Given request — Pictures do not belong in your copy. Repeat all the other data exactly.

····················

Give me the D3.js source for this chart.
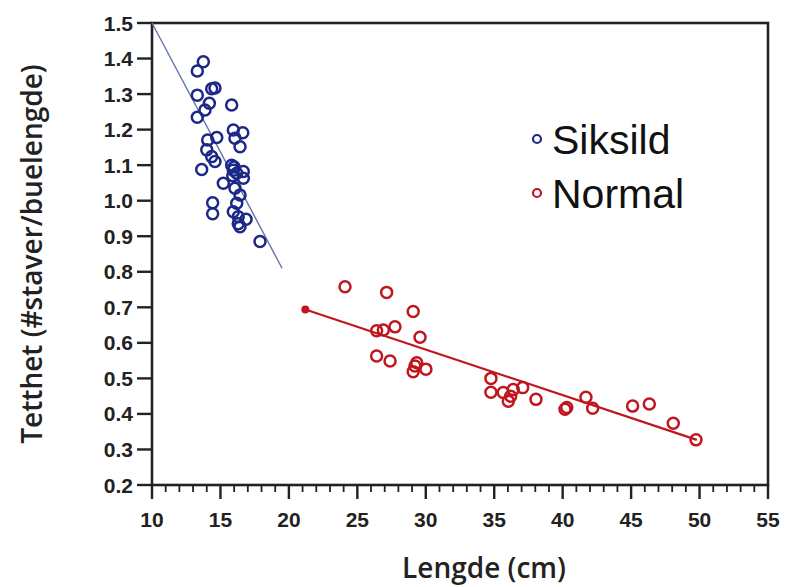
<!DOCTYPE html>
<html>
<head>
<meta charset="utf-8">
<script src="https://cdn.jsdelivr.net/npm/d3@7"></script>
<style>
  body { margin: 0; background: #fff; }
  svg { display: block; }
  .tick-label { font-family: 'Liberation Sans', Arial, sans-serif; font-weight: bold; font-size: 21px; fill: #222; }
  .axis-title { font-family: 'Open Sans', sans-serif; font-weight: 600; font-size: 28px; fill: #222; }
  .legend-text { font-family: 'Liberation Sans', Arial, sans-serif; font-size: 41px; fill: #111; }
</style>
</head>
<body>
<div id="chart"></div>
<script>
const width = 785;
const height = 587;
const margin = { top: 23, right: 17, bottom: 102, left: 152 };

// Siksild (blue) points: length (cm), density
const siksildX = [13.75, 13.31, 14.36, 14.60, 13.31, 14.19, 15.82, 13.87, 13.31, 15.94, 16.63, 14.07,
  14.73, 16.06, 16.43, 14.00, 14.36, 14.60, 13.63, 15.82, 15.94, 16.19, 16.67, 16.67, 15.21, 16.06,
  16.43, 16.19, 14.43, 14.43, 15.94, 16.30, 16.87, 16.43, 17.89, 16.00, 15.90, 16.30];
const siksildY = [1.391, 1.365, 1.315, 1.317, 1.297, 1.274, 1.269, 1.255, 1.235, 1.199, 1.191, 1.171,
  1.178, 1.176, 1.152, 1.143, 1.124, 1.110, 1.088, 1.100, 1.086, 1.077, 1.082, 1.063, 1.049, 1.035,
  1.016, 0.993, 0.994, 0.963, 0.969, 0.955, 0.948, 0.927, 0.885, 1.095, 1.070, 0.935];

// Normal (red) points
const normalX = [24.10, 27.14, 29.08, 27.75, 26.41, 26.90, 29.58, 26.41, 27.39, 29.34, 29.08, 30.01,
  29.21, 34.76, 34.76, 35.66, 36.03, 36.39, 37.08, 38.05, 40.17, 40.30, 41.70, 42.19, 45.11, 46.33,
  48.08, 49.74, 36.20];
const normalY = [0.758, 0.742, 0.688, 0.645, 0.634, 0.636, 0.616, 0.563, 0.549, 0.544, 0.519, 0.526,
  0.535, 0.500, 0.461, 0.460, 0.436, 0.469, 0.474, 0.441, 0.413, 0.418, 0.447, 0.416, 0.422, 0.428,
  0.374, 0.327, 0.450];

// fitted lines: [x0, y0, x1, y1]
const siksildFit = [10, 1.5, 19.5, 0.81];
const normalFit = [21.2, 0.694, 49.8, 0.327];

const xTicks = d3.range(10, 56, 5);
const yTicks = d3.range(2, 16).map(d => d / 10);
const legendItems = ['Siksild', 'Normal'];

const blue = '#1c2887';
const blueLine = '#6274aa';
const red = '#c0161f';

const svg = d3.select('#chart').append('svg')
  .attr('width', width)
  .attr('height', height);

const x = d3.scaleLinear().domain([10, 55]).range([margin.left, width - margin.right]);
const y = d3.scaleLinear().domain([0.2, 1.5]).range([height - margin.bottom, margin.top]);

// y axis ticks
svg.append('g')
  .selectAll('line')
  .data(yTicks)
  .join('line')
    .attr('x1', x(10) - 15)
    .attr('x2', x(10))
    .attr('y1', d => y(d))
    .attr('y2', d => y(d))
    .attr('stroke', '#222')
    .attr('stroke-width', 2.4);

svg.append('g')
  .selectAll('text')
  .data(yTicks)
  .join('text')
    .attr('class', 'tick-label')
    .attr('x', x(10) - 19)
    .attr('y', d => y(d))
    .attr('dy', '0.36em')
    .attr('text-anchor', 'end')
    .text(d => d3.format('.1f')(d));

// x axis ticks: minor every 1, major every 5
svg.append('g')
  .selectAll('line')
  .data(d3.range(10, 56))
  .join('line')
    .attr('x1', d => x(d))
    .attr('x2', d => x(d))
    .attr('y1', y(0.2))
    .attr('y2', d => y(0.2) + (d % 5 == 0 ? 14 : 7))
    .attr('stroke', '#222')
    .attr('stroke-width', d => d % 5 == 0 ? 2.4 : 1.8);

svg.append('g')
  .selectAll('text')
  .data(xTicks)
  .join('text')
    .attr('class', 'tick-label')
    .attr('x', d => x(d))
    .attr('y', y(0.2) + 42)
    .attr('text-anchor', 'middle')
    .text(d => d);

// frame
svg.append('rect')
  .attr('x', x(10))
  .attr('y', y(1.5))
  .attr('width', x(55) - x(10))
  .attr('height', y(0.2) - y(1.5))
  .attr('fill', 'none')
  .attr('stroke', '#222')
  .attr('stroke-width', 2.6);

// fit lines
svg.append('line')
  .attr('x1', x(siksildFit[0])).attr('y1', y(siksildFit[1]))
  .attr('x2', x(siksildFit[2])).attr('y2', y(siksildFit[3]))
  .attr('stroke', blueLine)
  .attr('stroke-width', 1.4);

svg.append('line')
  .attr('x1', x(normalFit[0])).attr('y1', y(normalFit[1]))
  .attr('x2', x(normalFit[2])).attr('y2', y(normalFit[3]))
  .attr('stroke', red)
  .attr('stroke-width', 2.2);

svg.append('circle')
  .attr('cx', x(normalFit[0]))
  .attr('cy', y(normalFit[1]))
  .attr('r', 4)
  .attr('fill', red);

// points
svg.append('g')
  .selectAll('circle')
  .data(d3.zip(siksildX, siksildY))
  .join('circle')
    .attr('cx', d => x(d[0]))
    .attr('cy', d => y(d[1]))
    .attr('r', 5.5)
    .attr('fill', 'none')
    .attr('stroke', blue)
    .attr('stroke-width', 2.5);

svg.append('g')
  .selectAll('circle')
  .data(d3.zip(normalX, normalY))
  .join('circle')
    .attr('cx', d => x(d[0]))
    .attr('cy', d => y(d[1]))
    .attr('r', 5.5)
    .attr('fill', 'none')
    .attr('stroke', red)
    .attr('stroke-width', 2.5);

// legend
const legend = svg.append('g')
  .selectAll('g')
  .data(legendItems)
  .join('g')
    .attr('transform', (d, i) => `translate(537, ${139 + i * 54})`);

legend.append('circle')
  .attr('r', 4)
  .attr('fill', 'none')
  .attr('stroke', (d, i) => i == 0 ? blue : red)
  .attr('stroke-width', 2.2);

legend.append('text')
  .attr('class', 'legend-text')
  .attr('x', 15)
  .attr('dy', '0.36em')
  .text(d => d);

// axis titles
svg.append('text')
  .attr('class', 'axis-title')
  .attr('transform', `translate(32, ${(y(1.5) + y(0.2)) / 2}) rotate(-90)`)
  .attr('text-anchor', 'middle')
  .attr('dy', '0.35em')
  .text('Tetthet (#staver/buelengde)');

svg.append('text')
  .attr('class', 'axis-title')
  .attr('x', 484)
  .attr('y', 578)
  .attr('text-anchor', 'middle')
  .text('Lengde (cm)');
</script>
</body>
</html>
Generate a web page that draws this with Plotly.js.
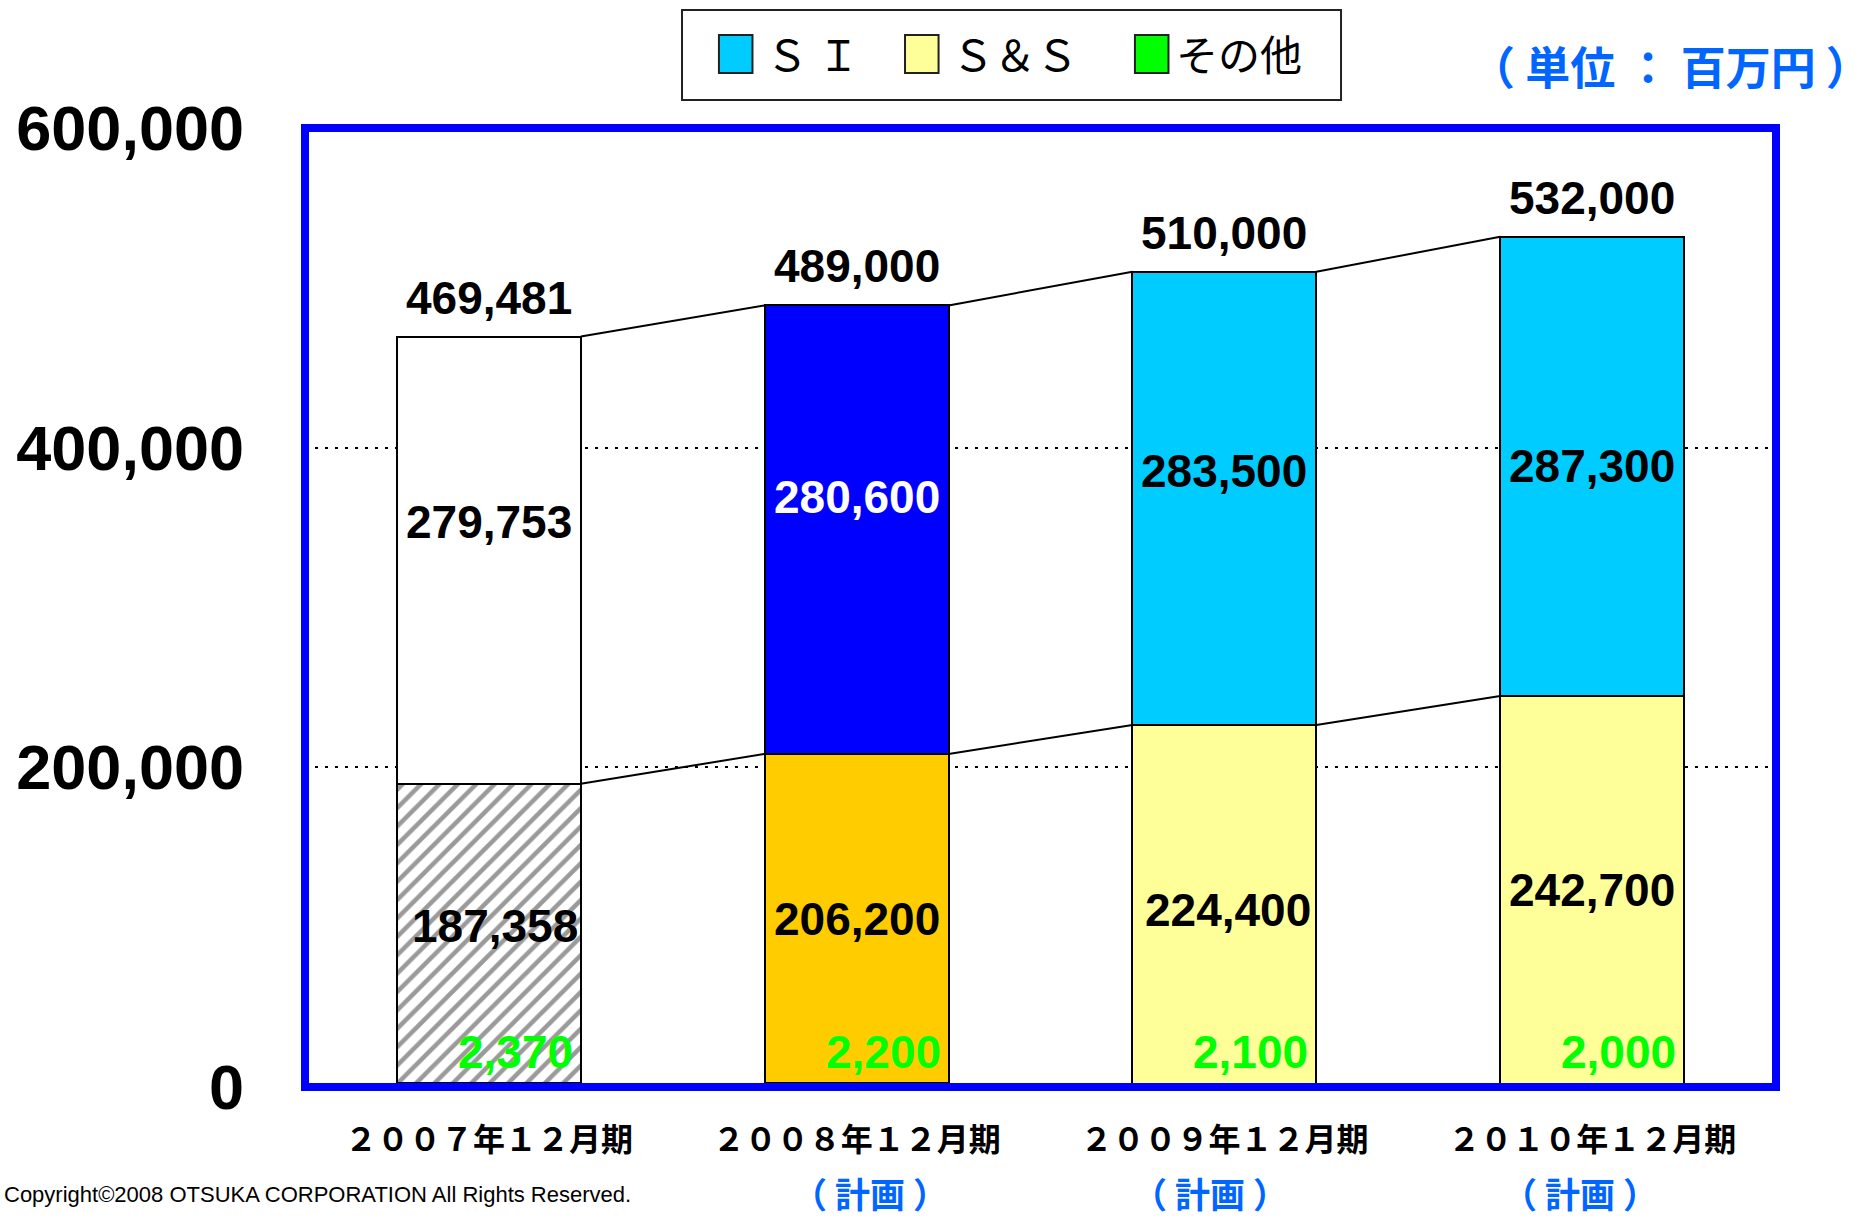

····················

The result —
Give me the D3.js source for this chart.
<!DOCTYPE html>
<html>
<head>
<meta charset="utf-8">
<script src="https://cdn.jsdelivr.net/npm/d3@7"></script>
<style>
  body { margin: 0; background: #fff; }
  svg { display: block; }
  .tick-label { font-family: 'Liberation Sans', Arial, sans-serif; font-weight: bold; font-size: 21px; fill: #222; }
  .axis-title { font-family: 'Open Sans', sans-serif; font-weight: 600; font-size: 28px; fill: #222; }
  .legend-text { font-family: 'Liberation Sans', Arial, sans-serif; font-size: 41px; fill: #111; }
</style>
</head>
<body>
<div id="chart"></div>
<script>
const width = 785;
const height = 587;
const margin = { top: 23, right: 17, bottom: 102, left: 152 };

// Siksild (blue) points: length (cm), density
const siksildX = [13.75, 13.31, 14.36, 14.60, 13.31, 14.19, 15.82, 13.87, 13.31, 15.94, 16.63, 14.07,
  14.73, 16.06, 16.43, 14.00, 14.36, 14.60, 13.63, 15.82, 15.94, 16.19, 16.67, 16.67, 15.21, 16.06,
  16.43, 16.19, 14.43, 14.43, 15.94, 16.30, 16.87, 16.43, 17.89, 16.00, 15.90, 16.30];
const siksildY = [1.391, 1.365, 1.315, 1.317, 1.297, 1.274, 1.269, 1.255, 1.235, 1.199, 1.191, 1.171,
  1.178, 1.176, 1.152, 1.143, 1.124, 1.110, 1.088, 1.100, 1.086, 1.077, 1.082, 1.063, 1.049, 1.035,
  1.016, 0.993, 0.994, 0.963, 0.969, 0.955, 0.948, 0.927, 0.885, 1.095, 1.070, 0.935];

// Normal (red) points
const normalX = [24.10, 27.14, 29.08, 27.75, 26.41, 26.90, 29.58, 26.41, 27.39, 29.34, 29.08, 30.01,
  29.21, 34.76, 34.76, 35.66, 36.03, 36.39, 37.08, 38.05, 40.17, 40.30, 41.70, 42.19, 45.11, 46.33,
  48.08, 49.74, 36.20];
const normalY = [0.758, 0.742, 0.688, 0.645, 0.634, 0.636, 0.616, 0.563, 0.549, 0.544, 0.519, 0.526,
  0.535, 0.500, 0.461, 0.460, 0.436, 0.469, 0.474, 0.441, 0.413, 0.418, 0.447, 0.416, 0.422, 0.428,
  0.374, 0.327, 0.450];

// fitted lines: [x0, y0, x1, y1]
const siksildFit = [10, 1.5, 19.5, 0.81];
const normalFit = [21.2, 0.694, 49.8, 0.327];

const xTicks = d3.range(10, 56, 5);
const yTicks = d3.range(2, 16).map(d => d / 10);
const legendItems = ['Siksild', 'Normal'];

const blue = '#1c2887';
const blueLine = '#6274aa';
const red = '#c0161f';

const svg = d3.select('#chart').append('svg')
  .attr('width', width)
  .attr('height', height);

const x = d3.scaleLinear().domain([10, 55]).range([margin.left, width - margin.right]);
const y = d3.scaleLinear().domain([0.2, 1.5]).range([height - margin.bottom, margin.top]);

// y axis ticks
svg.append('g')
  .selectAll('line')
  .data(yTicks)
  .join('line')
    .attr('x1', x(10) - 15)
    .attr('x2', x(10))
    .attr('y1', d => y(d))
    .attr('y2', d => y(d))
    .attr('stroke', '#222')
    .attr('stroke-width', 2.4);

svg.append('g')
  .selectAll('text')
  .data(yTicks)
  .join('text')
    .attr('class', 'tick-label')
    .attr('x', x(10) - 19)
    .attr('y', d => y(d))
    .attr('dy', '0.36em')
    .attr('text-anchor', 'end')
    .text(d => d3.format('.1f')(d));

// x axis ticks: minor every 1, major every 5
svg.append('g')
  .selectAll('line')
  .data(d3.range(10, 56))
  .join('line')
    .attr('x1', d => x(d))
    .attr('x2', d => x(d))
    .attr('y1', y(0.2))
    .attr('y2', d => y(0.2) + (d % 5 == 0 ? 14 : 7))
    .attr('stroke', '#222')
    .attr('stroke-width', d => d % 5 == 0 ? 2.4 : 1.8);

svg.append('g')
  .selectAll('text')
  .data(xTicks)
  .join('text')
    .attr('class', 'tick-label')
    .attr('x', d => x(d))
    .attr('y', y(0.2) + 42)
    .attr('text-anchor', 'middle')
    .text(d => d);

// frame
svg.append('rect')
  .attr('x', x(10))
  .attr('y', y(1.5))
  .attr('width', x(55) - x(10))
  .attr('height', y(0.2) - y(1.5))
  .attr('fill', 'none')
  .attr('stroke', '#222')
  .attr('stroke-width', 2.6);

// fit lines
svg.append('line')
  .attr('x1', x(siksildFit[0])).attr('y1', y(siksildFit[1]))
  .attr('x2', x(siksildFit[2])).attr('y2', y(siksildFit[3]))
  .attr('stroke', blueLine)
  .attr('stroke-width', 1.4);

svg.append('line')
  .attr('x1', x(normalFit[0])).attr('y1', y(normalFit[1]))
  .attr('x2', x(normalFit[2])).attr('y2', y(normalFit[3]))
  .attr('stroke', red)
  .attr('stroke-width', 2.2);

svg.append('circle')
  .attr('cx', x(normalFit[0]))
  .attr('cy', y(normalFit[1]))
  .attr('r', 4)
  .attr('fill', red);

// points
svg.append('g')
  .selectAll('circle')
  .data(d3.zip(siksildX, siksildY))
  .join('circle')
    .attr('cx', d => x(d[0]))
    .attr('cy', d => y(d[1]))
    .attr('r', 5.5)
    .attr('fill', 'none')
    .attr('stroke', blue)
    .attr('stroke-width', 2.5);

svg.append('g')
  .selectAll('circle')
  .data(d3.zip(normalX, normalY))
  .join('circle')
    .attr('cx', d => x(d[0]))
    .attr('cy', d => y(d[1]))
    .attr('r', 5.5)
    .attr('fill', 'none')
    .attr('stroke', red)
    .attr('stroke-width', 2.5);

// legend
const legend = svg.append('g')
  .selectAll('g')
  .data(legendItems)
  .join('g')
    .attr('transform', (d, i) => `translate(537, ${139 + i * 54})`);

legend.append('circle')
  .attr('r', 4)
  .attr('fill', 'none')
  .attr('stroke', (d, i) => i == 0 ? blue : red)
  .attr('stroke-width', 2.2);

legend.append('text')
  .attr('class', 'legend-text')
  .attr('x', 15)
  .attr('dy', '0.36em')
  .text(d => d);

// axis titles
svg.append('text')
  .attr('class', 'axis-title')
  .attr('transform', `translate(32, ${(y(1.5) + y(0.2)) / 2}) rotate(-90)`)
  .attr('text-anchor', 'middle')
  .attr('dy', '0.35em')
  .text('Tetthet (#staver/buelengde)');

svg.append('text')
  .attr('class', 'axis-title')
  .attr('x', 484)
  .attr('y', 578)
  .attr('text-anchor', 'middle')
  .text('Lengde (cm)');
</script>
</body>
</html>
Generate a web page that draws this with Plotly.js.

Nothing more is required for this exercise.